Cerca de 1,4 trilhão de ienes (US $ 13 bilhões) foram injetados em tais empreendimentos até março de 2020.
Ao formular contramedidas contra ondas altas, o Conselho Central de Gestão de Desastres do governo central presumiu dois tipos de tsunami: L1, que pode ocorrer uma vez a cada várias décadas a 100 anos e várias décadas; e L2, que pode atacar uma vez a cada várias centenas de anos.
Em defesa contra um L1, presume-se que um paredão salvaguarda as vidas e propriedades dos residentes. No caso de um L2, os residentes devem evacuar porque as ondas iriam subir acima do quebra-mar e irromper além.
O governo da província de Miyagi impulsionou a construção de paredões para lidar com a escala “máxima” da categoria L1.

“Se não construirmos paredões agora, nunca seremos capazes de construí-los no futuro”, disse o governador Yoshihiro Murai.
Muitas prefeituras do interior têm recursos limitados. Para a maioria das autoridades locais, a iniciativa do governo central de cobrir totalmente os custos de construção se os paredões forem concluídos dentro de um determinado prazo é uma oportunidade que não pode ser perdida.

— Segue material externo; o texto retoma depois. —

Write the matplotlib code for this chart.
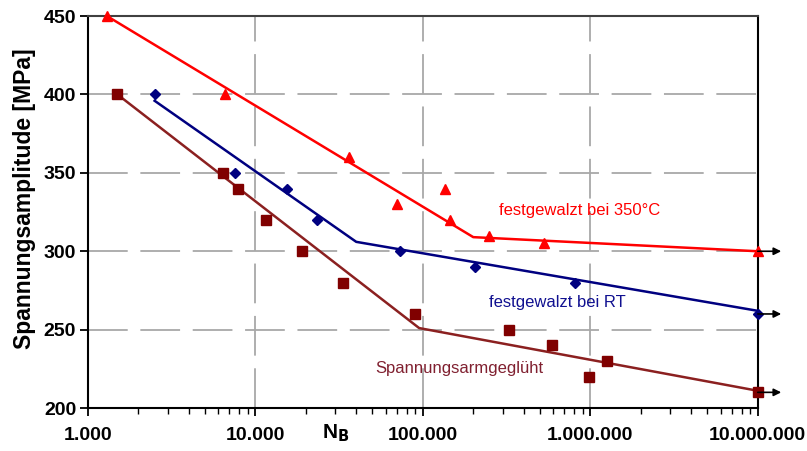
import matplotlib
matplotlib.use("Agg")
import matplotlib.pyplot as plt
from matplotlib.ticker import FixedLocator, LogLocator, NullFormatter

plt.rcParams["font.family"] = ["Liberation Sans", "DejaVu Sans"]

# festgewalzt bei 350°C
hot_n = [1300, 6600, 36000, 70000, 135000, 145000, 248000, 527000, 1e7]
hot_s = [450, 400, 360, 330, 340, 320, 310, 305, 300]
hot_fit_n = [1300, 200000, 1e7]
hot_fit_s = [450, 309, 300]

# festgewalzt bei RT
rt_n = [2500, 7550, 15400, 23300, 73000, 204000, 808000, 1e7]
rt_s = [400, 350, 340, 320, 300, 290, 280, 260]
rt_fit_n = [2500, 40000, 1e7]
rt_fit_s = [396, 306, 262]

# Spannungsarmgeglüht
sa_n = [1500, 6400, 7870, 11600, 19000, 33300, 89500, 326000, 590000, 980000, 1260000, 1e7]
sa_s = [400, 350, 340, 320, 300, 280, 260, 250, 240, 220, 230, 210]
sa_fit_n = [1500, 95000, 1e7]
sa_fit_s = [400, 251, 211]

x_ticks = [1e3, 1e4, 1e5, 1e6, 1e7]
x_labels = ["1.000", "10.000", "100.000", "1.000.000", "10.000.000"]
y_ticks = [200, 250, 300, 350, 400, 450]

RED = "#ff0000"
BLUE = "#000080"
BROWN = "#800000"
BROWN_LINE = "#8b2020"

fig = plt.figure(figsize=(8.07, 4.51), dpi=100)
ax = fig.add_axes([0.109, 0.0953, 0.830, 0.869])

ax.plot(hot_fit_n, hot_fit_s, color=RED, lw=1.8, zorder=3)
ax.plot(rt_fit_n, rt_fit_s, color=BLUE, lw=1.8, zorder=3)
ax.plot(sa_fit_n, sa_fit_s, color=BROWN_LINE, lw=1.8, zorder=3)

ax.plot(hot_n, hot_s, ls="none", marker="^", ms=7, color=RED, clip_on=False, zorder=4)
ax.plot(rt_n, rt_s, ls="none", marker="D", ms=5, color=BLUE, clip_on=False, zorder=4)
ax.plot(sa_n, sa_s, ls="none", marker="s", ms=7, color=BROWN, clip_on=False, zorder=4)

# arrows at the right edge (run-outs)
for s in [hot_s[-1], rt_s[-1], sa_s[-1]]:
    ax.annotate("", xy=(1.38e7, s), xytext=(1e7, s),
                arrowprops=dict(arrowstyle="-|>", color="black", lw=1.2,
                                mutation_scale=11, shrinkA=0, shrinkB=0),
                annotation_clip=False, zorder=5)

ax.text(8.66e5, 326, "festgewalzt bei 350°C", color=RED, fontsize=12,
        ha="center", va="center")
ax.text(6.4e5, 267.6, "festgewalzt bei RT", color="#101090", fontsize=12,
        ha="center", va="center")
ax.text(1.66e5, 225.5, "Spannungsarmgeglüht", color="#802030", fontsize=12,
        ha="center", va="center")

ax.set_xscale("log")
ax.set_xlim(1e3, 1e7)
ax.set_ylim(200, 450)

ax.xaxis.set_major_locator(FixedLocator(x_ticks))
ax.set_xticklabels(x_labels)
ax.xaxis.set_minor_locator(LogLocator(base=10, subs=range(2, 10)))
ax.xaxis.set_minor_formatter(NullFormatter())
ax.set_yticks(y_ticks)

ax.tick_params(axis="both", which="major", direction="out", length=6, width=1.3,
               labelsize=14)
ax.tick_params(axis="x", which="major", pad=8)
ax.tick_params(axis="y", which="major", pad=2.5)
ax.tick_params(axis="x", which="minor", direction="out", length=4, width=1.0)
for lab in ax.get_xticklabels() + ax.get_yticklabels():
    lab.set_fontweight("bold")

ax.grid(True, which="major", color="#a8a8a8", lw=1.3, ls=(0, (22, 7)))
ax.set_axisbelow(True)

for side in ["left", "bottom", "right"]:
    ax.spines[side].set_color("black")
    ax.spines[side].set_linewidth(1.5)
ax.spines["top"].set_color("#404040")
ax.spines["top"].set_linewidth(1.5)

ax.set_ylabel("Spannungsamplitude [MPa]", fontsize=16.5, fontweight="bold")
ax.yaxis.set_label_coords(-0.078, 0.534)
ax.text(0.349, -0.0765, r"N$_\mathbf{B}$", transform=ax.transAxes,
        fontsize=15, fontweight="bold", ha="left", va="baseline")

fig.savefig("out.png", dpi=100)
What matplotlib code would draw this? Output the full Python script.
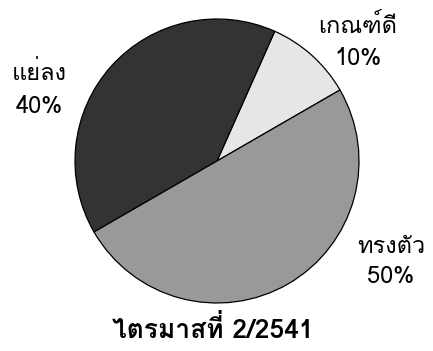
import matplotlib
matplotlib.use("Agg")
import matplotlib.pyplot as plt

plt.rcParams['font.family'] = ['Loma', 'DejaVu Sans']

# ผลสำรวจภาวะธุรกิจ
categories = ['เกณฑ์ดี', 'แย่ลง', 'ทรงตัว']
shares = [10, 40, 50]
colors = ['#e6e6e6', '#333333', '#999999']
title = 'ไตรมาสที่ 2/2541'

W, H = 433, 351
fig = plt.figure(figsize=(W / 100, H / 100), dpi=100)

# pie centre / radius in pixels
cx, cy, r = 217, 161, 142
ax = fig.add_axes([(cx - r) / W, (H - cy - r) / H, 2 * r / W, 2 * r / H])
ax.pie(shares, colors=colors, startangle=30, counterclock=True,
       wedgeprops=dict(edgecolor='black', linewidth=0.9))
ax.set_xlim(-1, 1)
ax.set_ylim(-1, 1)
ax.set_aspect('equal')
ax.axis('off')

# label anchors (px): name baseline, value baseline
label_pos = [(358, 33, 65), (39, 80, 113), (391, 253, 283)]
for name, val, (x, y1, y2) in zip(categories, shares, label_pos):
    fig.text(x / W, 1 - y1 / H, name, ha='center', va='baseline', fontsize=17)
    fig.text(x / W, 1 - y2 / H, f'{val}%', ha='center', va='baseline', fontsize=17)

fig.text(213 / W, 1 - 338 / H, title, ha='center', va='baseline',
         fontsize=19, fontweight='bold')

fig.savefig('out.png', dpi=100)
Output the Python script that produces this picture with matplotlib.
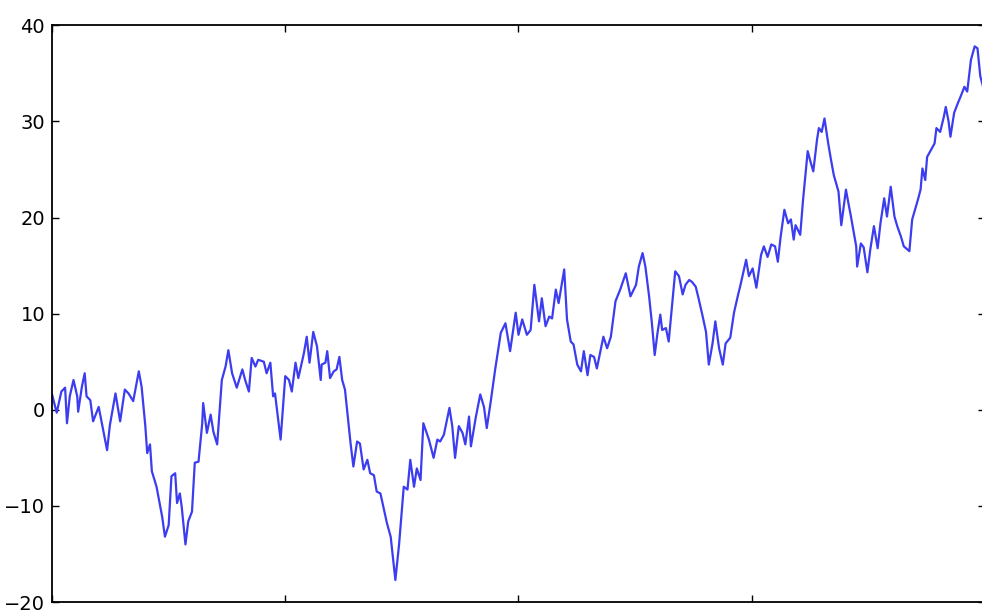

O tsunami afetou particularmente a província de Miyagi, em comparação com a província de Iwate.
Enquanto o número de mortos e não contabilizados era de 6.256 na província de Iwate, era 11.785 na província de Miyagi. Em Iwate, 19.508 casas e edifícios foram destruídos, enquanto o número de Miyagi chegou a 83.005.
Haruo Wakabayashi, que estava encarregado de projetos de infraestrutura no governo da prefeitura de Iwate, disse que os funcionários da prefeitura inicialmente procuraram respeitar as intenções dos residentes locais nos esforços de reconstrução.
Mas ele admitiu que não podiam ignorar o fato de que os fundos do governo central não seriam disponibilizados se seus planos não seguissem suas diretrizes.
Dos 621 projetos de paredão e outros projetos costeiros, mudanças na altura e nos locais foram feitas para 197.
Mas reduzir a altura do paredão em Ogatsu não foi aprovado porque ficava perto do centro da comunidade.